• [COLLECTED MATERIAL]:
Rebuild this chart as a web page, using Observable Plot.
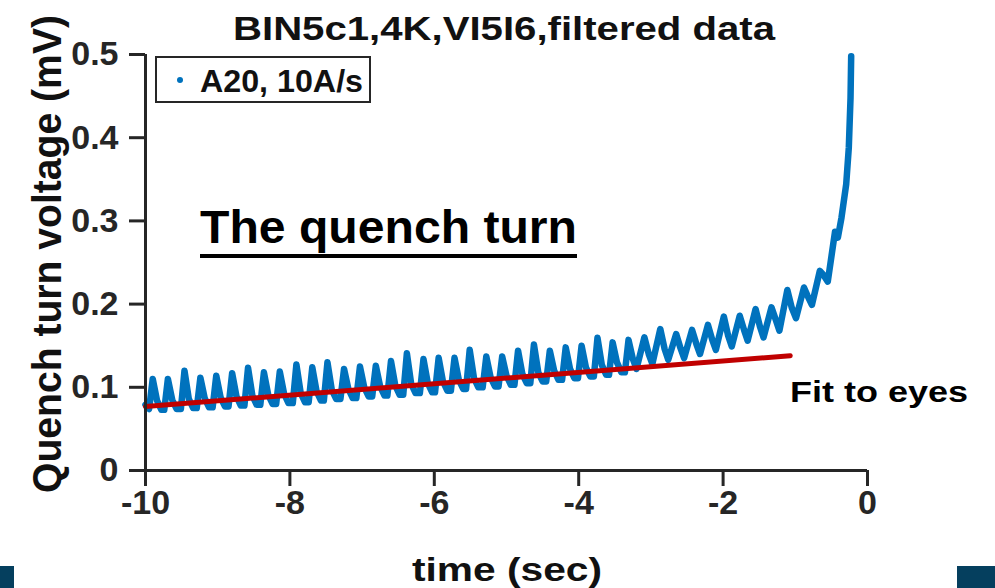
<!DOCTYPE html>
<html><head><meta charset="utf-8">
<script src="https://cdn.jsdelivr.net/npm/d3@7"></script>
<script src="https://cdn.jsdelivr.net/npm/@observablehq/plot@0.6"></script>
<style>
html,body{margin:0;padding:0;background:#fff;overflow:hidden;}
#wrap{position:relative;width:995px;height:588px;overflow:hidden;}
#wrap g[aria-label$="tick label"], #wrap g[aria-label$="tick label"] text {font-size:34px !important;font-weight:bold !important;font-family:'Liberation Sans', Arial, sans-serif !important;}
</style></head><body><div id="wrap"></div>
<script>
// ---- data ----
const xTicks = [-10, -8, -6, -4, -2, 0];
const yTicks = [0, 0.1, 0.2, 0.3, 0.4, 0.5];
const yTickLabels = ["0", "0.1", "0.2", "0.3", "0.4", "0.5"];

// A20, 10A/s — quench turn voltage (mV) vs time (s), vertices
const timeSec = [
-10.00, -9.95,
-9.90, -9.84, -9.78, -9.74,
-9.69, -9.63, -9.57, -9.51,
-9.46, -9.40, -9.34, -9.29,
-9.24, -9.18, -9.12, -9.07,
-9.02, -8.96, -8.90, -8.85,
-8.80, -8.74, -8.68, -8.63,
-8.58, -8.52, -8.46, -8.41,
-8.36, -8.30, -8.24, -8.19,
-8.14, -8.08, -8.02, -7.96,
-7.91, -7.85, -7.79, -7.74,
-7.69, -7.63, -7.57, -7.53,
-7.48, -7.42, -7.36, -7.30,
-7.25, -7.19, -7.13, -7.08,
-7.03, -6.97, -6.91, -6.86,
-6.81, -6.75, -6.69, -6.65,
-6.60, -6.54, -6.48, -6.43,
-6.38, -6.32, -6.26, -6.20,
-6.15, -6.09, -6.03, -5.99,
-5.94, -5.88, -5.82, -5.77,
-5.72, -5.66, -5.60, -5.56,
-5.51, -5.45, -5.39, -5.33,
-5.28, -5.22, -5.16, -5.11,
-5.06, -5.00, -4.94, -4.89,
-4.84, -4.78, -4.72, -4.67,
-4.62, -4.56, -4.50, -4.45,
-4.40, -4.34, -4.28, -4.23,
-4.18, -4.12, -4.06, -4.01,
-3.96, -3.90, -3.84, -3.79,
-3.74, -3.68, -3.62, -3.58,
-3.53, -3.47, -3.41, -3.36,
-3.31, -3.25, -3.20,
-3.09, -3.03, -2.98,
-2.87, -2.81, -2.76,
-2.65, -2.59, -2.54,
-2.43, -2.37, -2.32,
-2.21, -2.15, -2.10,
-1.99, -1.93, -1.88,
-1.77, -1.71, -1.66,
-1.55, -1.49, -1.44,
-1.33, -1.27, -1.22,
-1.11, -1.05, -0.99,
-0.88, -0.83, -0.77,
-0.66, -0.61, -0.55,
-0.45, -0.41, -0.36, -0.295, -0.259, -0.235, -0.226
];
const quenchMV = [
0.079, 0.074,
0.110, 0.084, 0.073, 0.073,
0.110, 0.085, 0.074, 0.074,
0.120, 0.086, 0.075, 0.075,
0.1115, 0.087, 0.076, 0.076,
0.114, 0.088, 0.077, 0.077,
0.117, 0.089, 0.078, 0.078,
0.1235, 0.090, 0.079, 0.079,
0.118, 0.091, 0.080, 0.080,
0.119, 0.092, 0.081, 0.081,
0.1275, 0.093, 0.082, 0.082,
0.124, 0.095, 0.084, 0.084,
0.130, 0.097, 0.086, 0.086,
0.122, 0.098, 0.087, 0.087,
0.125, 0.100, 0.089, 0.089,
0.126, 0.101, 0.090, 0.090,
0.1315, 0.102, 0.091, 0.091,
0.141, 0.104, 0.093, 0.093,
0.134, 0.105, 0.094, 0.094,
0.1355, 0.107, 0.096, 0.096,
0.1355, 0.109, 0.098, 0.098,
0.145, 0.111, 0.100, 0.100,
0.137, 0.112, 0.101, 0.101,
0.137, 0.114, 0.103, 0.103,
0.144, 0.116, 0.105, 0.105,
0.1515, 0.118, 0.107, 0.107,
0.144, 0.120, 0.109, 0.109,
0.148, 0.122, 0.111, 0.111,
0.150, 0.124, 0.113, 0.113,
0.1595, 0.127, 0.115, 0.115,
0.154, 0.130, 0.118, 0.118,
0.157, 0.134, 0.122,
0.160, 0.140, 0.128,
0.170, 0.146, 0.133,
0.164, 0.147, 0.135,
0.169, 0.152, 0.140,
0.175, 0.157, 0.145,
0.185, 0.162, 0.149,
0.186, 0.169, 0.156,
0.194, 0.173, 0.160,
0.196, 0.181, 0.168,
0.217, 0.196, 0.183,
0.220, 0.210, 0.199,
0.240, 0.235, 0.227,
0.287, 0.280, 0.304, 0.344, 0.388, 0.448, 0.498
];

// "Fit to eyes" straight line
const fitTime = [-10.0, -1.07];
const fitMV = [0.077, 0.138];

const seriesName = "A20, 10A/s";
const titleText = "BIN5c1,4K,VI5I6,filtered data";
const xLabel = "time (sec)";
const yLabel = "Quench turn voltage (mV)";
const noteQuench = "The quench turn";
const noteFit = "Fit to eyes";

// ---- chart ----
const F = "'Liberation Sans', Arial, Helvetica, sans-serif";
const INK = "#262626";
const data = timeSec.map((t, i) => ({t, v: quenchMV[i]}));
const fit = fitTime.map((t, i) => ({t, v: fitMV[i]}));

const plot = Plot.plot({
  width: 995, height: 588,
  marginLeft: 145, marginRight: 128, marginTop: 54, marginBottom: 118,
  style: {fontFamily: F, fontWeight: "bold", fontSize: "34px", color: INK, background: "#fff", overflow: "visible", maxWidth: "none"},
  x: {domain: [-10, 0]},
  y: {domain: [0, 0.5]},
  marks: [
    Plot.line(data, {x: "t", y: "v", stroke: "#0072BD", strokeWidth: 6.5, strokeLinejoin: "round", strokeLinecap: "round"}),
    Plot.line(fit, {x: "t", y: "v", stroke: "#C00000", strokeWidth: 5}),
    Plot.axisX({ticks: xTicks, tickFormat: d => String(d), tickSize: 16, tickPadding: 3, strokeWidth: 3, stroke: INK, label: null}),
    Plot.axisY({ticks: yTicks, tickFormat: d => yTickLabels[yTicks.indexOf(d)], tickSize: 16, tickPadding: 11, strokeWidth: 3, stroke: INK, label: null}),
    Plot.ruleX([-10], {stroke: INK, strokeWidth: 3}),
    Plot.ruleY([0], {stroke: INK, strokeWidth: 3})
  ]
});
document.getElementById("wrap").appendChild(plot);

// ---- annotations, labels, legend ----
const svg = d3.select(plot);
function txt(s, x, y, size, len, anchor, fill, transform) {
  const t = svg.append("text").text(s)
    .style("font-family", F).style("font-weight", "bold").style("font-size", size + "px")
    .attr("fill", fill || "#111").attr("text-anchor", anchor || "start");
  if (transform) t.attr("transform", transform); else t.attr("x", x).attr("y", y);
  if (len) t.attr("textLength", len).attr("lengthAdjust", "spacingAndGlyphs");
  return t;
}
txt(titleText, 504, 40, 34, 542, "middle");
txt(xLabel, 507, 581, 34, 190, "middle");
txt(yLabel, 0, 0, 40, 478, "middle", "#111", "translate(61,254) rotate(-90)");
txt(noteQuench, 200, 243, 47, 377, "start", "#000");
svg.append("rect").attr("x", 200).attr("y", 254).attr("width", 377).attr("height", 4).attr("fill", "#000");
txt(noteFit, 790, 402, 29, 178, "start", "#000");

// legend
svg.append("rect").attr("x", 156).attr("y", 57).attr("width", 214).attr("height", 45)
  .attr("fill", "#fff").attr("stroke", INK).attr("stroke-width", 2);
svg.append("circle").attr("cx", 180).attr("cy", 80).attr("r", 3).attr("fill", "#0072BD");
txt(seriesName, 200, 92, 32, 163, "start", "#111");

// slide decorations
svg.append("rect").attr("x", 0).attr("y", 566).attr("width", 14).attr("height", 22).attr("fill", "#053F5E");
svg.append("rect").attr("x", 957).attr("y", 566).attr("width", 38).attr("height", 22).attr("fill", "#053F5E");
</script></body></html>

• [WHAT YOU ARE ASKED TO DO]: What is the number of lines that hold the string "chart"? Give it alone.

• [TASK RESULT]: 2